One of the "Truth Tales" is about a young woman, a doctor, whose husband has been dead for two years. Society tells her to keep on living with her mother-in-law and keep on tending her husband's shrine. She would like to meet new men.

Another story is about a wet nurse, a profession that some Westerners might assume is no longer being practiced anywhere in the world.Each of the seven stories in this book is from a different region of India, each written in a different language. They are translated now, published by India's first women's publishing house.

All the tales are written by women. All give a fascinating glimpse into the heart of another culture.

Westerners may not completely understand the culture described in these tales. We can understand, though, why Indian women chafe under the restrictions of caste and arranged marriages.

Many of the stories reveal the formalities of Indian communication.
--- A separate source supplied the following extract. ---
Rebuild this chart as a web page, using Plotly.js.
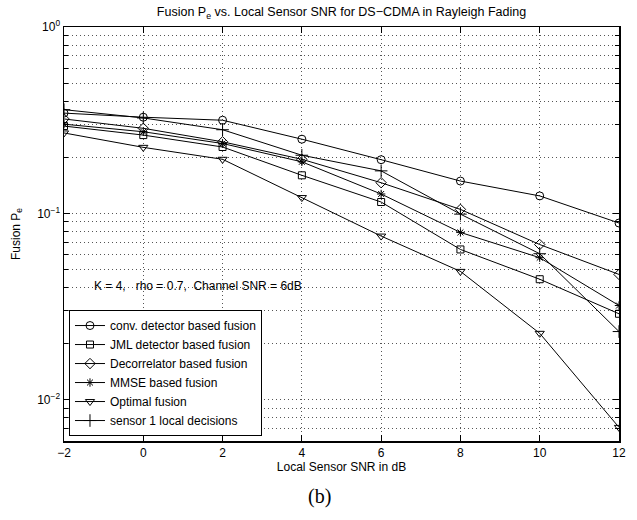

Subterfuges and intricacies surround even the simplest conversations.

In "Tragedy in a Minor Key," Mrinal Pande describes an exchange in which a college woman appears to accept an invitation to go to the movie with her friends.
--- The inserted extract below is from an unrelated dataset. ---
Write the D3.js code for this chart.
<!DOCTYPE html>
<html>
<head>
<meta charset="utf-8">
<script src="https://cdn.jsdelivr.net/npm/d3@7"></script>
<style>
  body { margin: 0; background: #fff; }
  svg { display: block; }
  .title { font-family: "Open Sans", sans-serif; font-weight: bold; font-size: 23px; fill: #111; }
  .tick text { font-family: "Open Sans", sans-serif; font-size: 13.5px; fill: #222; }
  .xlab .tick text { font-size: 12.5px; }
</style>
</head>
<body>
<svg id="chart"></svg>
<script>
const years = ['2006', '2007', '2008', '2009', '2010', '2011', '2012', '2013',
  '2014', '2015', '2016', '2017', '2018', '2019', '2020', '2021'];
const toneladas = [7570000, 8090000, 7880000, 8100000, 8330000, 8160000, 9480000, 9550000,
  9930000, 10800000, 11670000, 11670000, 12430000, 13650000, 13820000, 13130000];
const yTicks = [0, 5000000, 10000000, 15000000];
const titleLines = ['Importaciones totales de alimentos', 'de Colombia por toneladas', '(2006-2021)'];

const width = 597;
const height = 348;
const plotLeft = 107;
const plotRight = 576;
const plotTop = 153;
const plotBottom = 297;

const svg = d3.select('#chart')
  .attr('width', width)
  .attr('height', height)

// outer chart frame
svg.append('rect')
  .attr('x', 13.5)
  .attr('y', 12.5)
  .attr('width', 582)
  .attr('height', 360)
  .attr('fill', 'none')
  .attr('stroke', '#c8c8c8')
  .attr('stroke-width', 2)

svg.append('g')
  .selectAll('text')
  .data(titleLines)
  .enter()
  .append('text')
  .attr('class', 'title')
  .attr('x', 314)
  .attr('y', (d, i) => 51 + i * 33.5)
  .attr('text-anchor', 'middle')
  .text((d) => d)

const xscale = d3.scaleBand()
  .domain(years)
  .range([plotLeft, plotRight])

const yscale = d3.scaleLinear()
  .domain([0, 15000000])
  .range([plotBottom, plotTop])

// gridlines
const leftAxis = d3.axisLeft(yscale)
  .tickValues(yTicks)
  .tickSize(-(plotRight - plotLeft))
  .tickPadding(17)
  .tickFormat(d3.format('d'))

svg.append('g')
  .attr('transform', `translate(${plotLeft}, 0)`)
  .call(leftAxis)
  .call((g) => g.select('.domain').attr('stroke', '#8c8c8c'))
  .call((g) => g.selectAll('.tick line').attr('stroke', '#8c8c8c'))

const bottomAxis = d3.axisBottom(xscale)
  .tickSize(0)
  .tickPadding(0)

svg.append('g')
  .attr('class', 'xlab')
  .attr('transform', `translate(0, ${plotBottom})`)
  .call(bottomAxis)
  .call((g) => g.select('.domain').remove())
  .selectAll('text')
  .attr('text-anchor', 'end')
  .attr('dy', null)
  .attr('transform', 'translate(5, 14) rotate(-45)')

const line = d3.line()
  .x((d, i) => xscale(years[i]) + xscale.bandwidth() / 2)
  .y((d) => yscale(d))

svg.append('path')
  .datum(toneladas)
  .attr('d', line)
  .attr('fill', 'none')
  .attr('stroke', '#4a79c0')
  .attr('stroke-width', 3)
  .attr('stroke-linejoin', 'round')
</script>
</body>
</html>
She writes, "I knew I would not go to the movie, and so did they. Why bother then with these futile exchanges?"

We feel frustrated just reading about the rigid rituals of Indian life. Yet there are other aspects of Indian life that are rich and appealing.
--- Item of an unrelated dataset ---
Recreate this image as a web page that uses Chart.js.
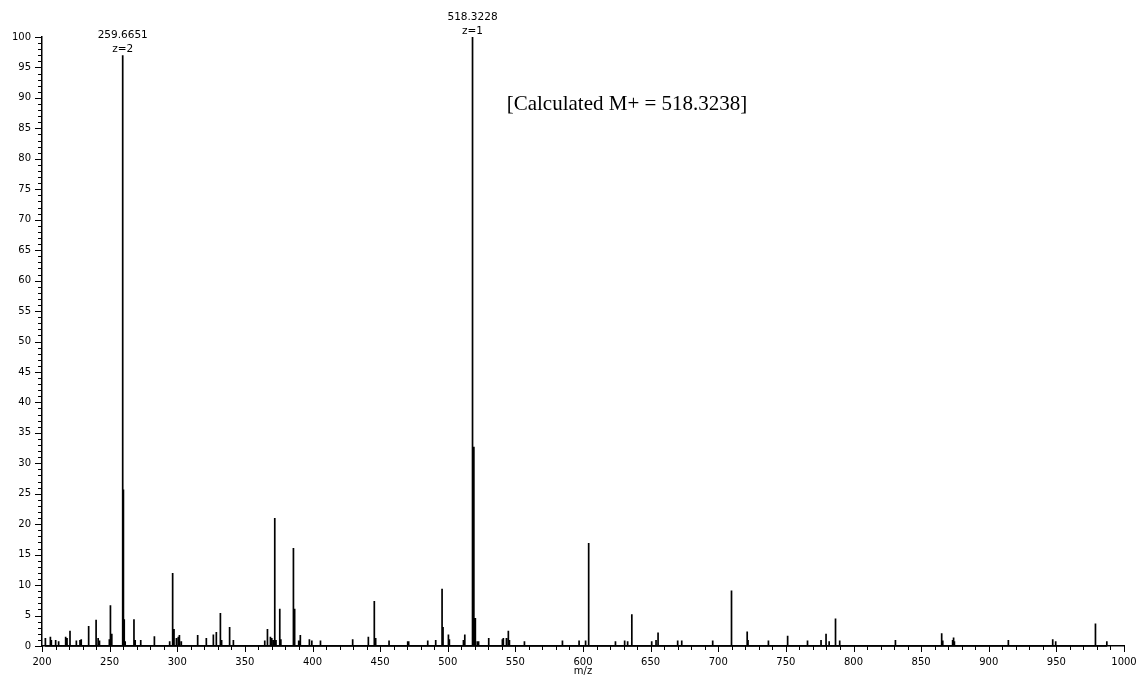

There are some beautifully crafted stories in this varied collection, though two are long and boring. Even those that miss being great literature offer insights into the culture.

"India is the world's largest democracy," writes Meena Alexander in the introduction to "Truth Tales." And, Alexander believes, Indians are the most politically active of Third World women.

Indian women fought against the dumping of dangerous drugs by Western pharmaceutical companies; fought for decent wages for women; fought against the revival of sati (the ritual immolation of widows). Alexander sees them as a powerful force in literature as well as politics.

She writes, "There is an ancient tradition of women's writing in India, at least two thousand years old. . . ."

"Truth Tales" shows us the many forms that truth can take for the modern Indian woman.